The LRAD pumps out a concentrated beam of sound in a 15 to 30 degree cone for distances up to up to 7 miles.
University of Missouri engineering professor Carlos Sun and research engineer Henry Brown tested these sonic signals at volume levels in line with federal occupational safety standards. First, they tried it in a parking lot. Then they moved it to the highway – strapped to the back of a slow moving truck with arrows and lights.
The LRAD cycled between a male voice saying “Slow vehicles ahead” and a brief spurt of staccato notes that sound similar to a burglar alarm. If you’re standing outside of your car 600 feet away from the unit, the sound rings at 78 decibels. That’s about as loud as a garbage disposal. Sun says what makes the LRAD more noticeable is its higher frequency.

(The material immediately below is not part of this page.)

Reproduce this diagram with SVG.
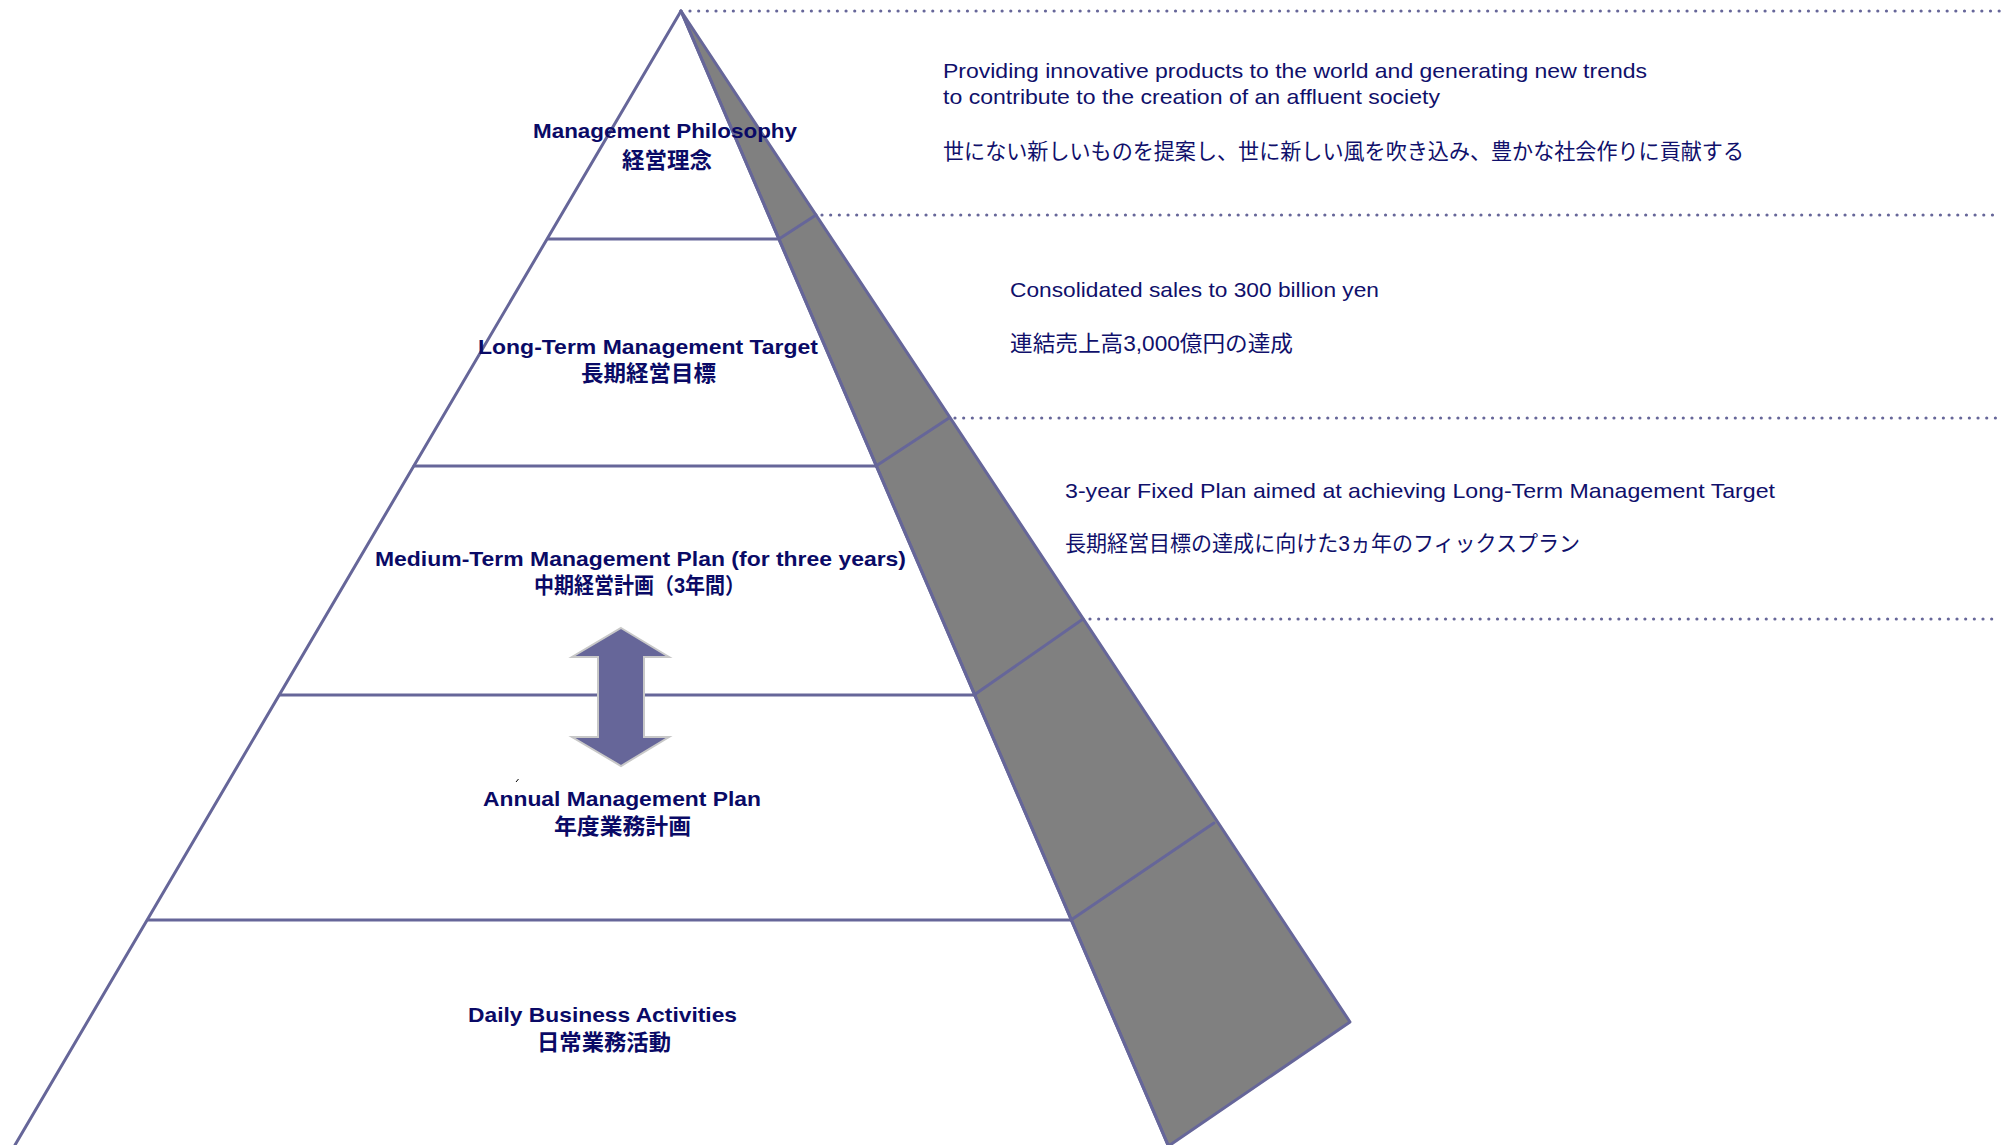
<svg xmlns="http://www.w3.org/2000/svg" width="2007" height="1145" viewBox="0 0 2007 1145">
<style>
.edge{stroke:#666699;stroke-width:3;fill:none;stroke-linecap:round}
.dot{stroke:#666699;stroke-width:3.2;fill:none;stroke-linecap:round;stroke-dasharray:0 8.67}
.lbl{font-family:"Liberation Sans","Noto Sans CJK JP",sans-serif;font-weight:bold;fill:#0a0a66}
.en{font-size:21px}
.jp{font-size:22px}
.desc{font-family:"Liberation Sans","Noto Sans CJK JP",sans-serif;fill:#10106b}
.den{font-size:21px}
.djp{font-size:21.5px}
</style>
<rect width="2007" height="1145" fill="#ffffff"/>
<g id="shadow">
<polygon points="681,11 1350,1022 1170,1145 1168,1145" fill="#808080" stroke="#666699" stroke-width="3" stroke-linejoin="round"/>
</g>
<g id="connectors">
<line class="edge" x1="681" y1="11" x2="15" y2="1145"/>
<line class="edge" x1="681" y1="11" x2="1168" y2="1145"/>
<line class="edge" x1="548" y1="239" x2="779" y2="239"/>
<line class="edge" x1="414" y1="466" x2="876" y2="466"/>
<line class="edge" x1="280" y1="695" x2="974" y2="695"/>
<line class="edge" x1="148" y1="920" x2="1071" y2="920"/>
<line class="edge" x1="779" y1="239" x2="816" y2="215"/>
<line class="edge" x1="876" y1="466" x2="949" y2="418"/>
<line class="edge" x1="974" y1="695" x2="1083" y2="619"/>
<line class="edge" x1="1071" y1="920" x2="1214" y2="823"/>
<line class="dot" x1="690" y1="11" x2="2000" y2="11"/>
<line class="dot" x1="822" y1="215" x2="2000" y2="215"/>
<line class="dot" x1="955" y1="418" x2="2000" y2="418"/>
<line class="dot" x1="1090" y1="619" x2="2000" y2="619"/>
<polygon id="arrow" points="621,628 669,657 644,657 644,737 669,737 621,766 572,737 598,737 598,657 572,657" fill="#666699" stroke="#c8c8c8" stroke-width="2" stroke-linejoin="miter"/>
<line x1="516" y1="782" x2="518.5" y2="779" stroke="#000000" stroke-width="1"/>
</g>
<g id="philosophy">
<text class="lbl en" x="533" y="138" textLength="264" lengthAdjust="spacingAndGlyphs">Management Philosophy</text>
<text class="lbl jp" x="622" y="168" textLength="90" lengthAdjust="spacingAndGlyphs">経営理念</text>
</g>
<g id="long-term">
<text class="lbl en" x="478" y="354" textLength="340" lengthAdjust="spacingAndGlyphs">Long-Term Management Target</text>
<text class="lbl jp" x="581" y="381" textLength="135" lengthAdjust="spacingAndGlyphs">長期経営目標</text>
</g>
<g id="medium-term">
<text class="lbl en" x="375" y="566" textLength="531" lengthAdjust="spacingAndGlyphs">Medium-Term Management Plan (for three years)</text>
<text class="lbl jp" x="534" y="593" textLength="211" lengthAdjust="spacingAndGlyphs">中期経営計画（3年間）</text>
</g>
<g id="annual">
<text class="lbl en" x="483" y="806" textLength="278" lengthAdjust="spacingAndGlyphs">Annual Management Plan</text>
<text class="lbl jp" x="554" y="834" textLength="137" lengthAdjust="spacingAndGlyphs">年度業務計画</text>
</g>
<g id="daily">
<text class="lbl en" x="468" y="1022" textLength="269" lengthAdjust="spacingAndGlyphs">Daily Business Activities</text>
<text class="lbl jp" x="537" y="1050" textLength="134" lengthAdjust="spacingAndGlyphs">日常業務活動</text>
</g>
<g id="desc-philosophy">
<text class="desc den" x="943" y="78" textLength="704" lengthAdjust="spacingAndGlyphs">Providing innovative products to the world and generating new trends</text>
<text class="desc den" x="943" y="104" textLength="497" lengthAdjust="spacingAndGlyphs">to contribute to the creation of an affluent society</text>
<text class="desc djp" x="943" y="159" textLength="801" lengthAdjust="spacingAndGlyphs">世にない新しいものを提案し、世に新しい風を吹き込み、豊かな社会作りに貢献する</text>
</g>
<g id="desc-long-term">
<text class="desc den" x="1010" y="297" textLength="369" lengthAdjust="spacingAndGlyphs">Consolidated sales to 300 billion yen</text>
<text class="desc djp" x="1010" y="351" textLength="283" lengthAdjust="spacingAndGlyphs">連結売上高3,000億円の達成</text>
</g>
<g id="desc-medium-term">
<text class="desc den" x="1065" y="498" textLength="710" lengthAdjust="spacingAndGlyphs">3-year Fixed Plan aimed at achieving Long-Term Management Target</text>
<text class="desc djp" x="1065" y="551" textLength="515" lengthAdjust="spacingAndGlyphs">長期経営目標の達成に向けた3ヵ年のフィックスプラン</text>
</g>
</svg>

“We found that there was statistically a significant difference between the drivers who heard the warning and those who did not,” Sun says. The drivers exposed to the audible alert slowed down and merged out of the closed lane sooner, according to Sun.
Social media blow up
But when the department posted a video of the LRAD in action, social media reverberated with outrage and fear. Commenters flooded the video suggesting the government was overstepping its bound and called into question the safety of such a system.
Brian Harvey is with the LRAD Corporation which lent the device to Missouri for testing.
“We saw the blow up of social media and we we're somewhat flummoxed because we knew what the test was for and the reason for the testing,” he says. Harvey says the biggest misconception about LRADs is that they are a sonic weapon. That’s large in part to their reputation of breaking up Occupy Movement protests.
The devices have also become more prevalent in safety scenarios. Japan is using a new model as a tsunami warning system. And the U.S. National Guard recently mounted LRADs to its helicopters during the Colorado floods and Washington mudslide to communicate with people on the ground.
As for road use, Carlos Sun says the alerts gradually increase in volume as drivers approach and dissipate once passed. And because the device produces only a narrow beam of sound, experts say nearby neighborhoods shouldn’t be bothered.
Audible alert testing to resume in 2015
Even so, Missouri has decided to postpone any trial runs for another year until officials can do more education and research.
Back in the truck with Scott Campbell, a few cars have drifted in and out of the closed lane, but it’s otherwise been a safe night.
While plans for the LRAD are on hold, Campbell says the maintenance team has become even more cautious of cars. He hopes drivers will keep their eyes on the road – not their phone – so they can be able to see the flashing yellow lights.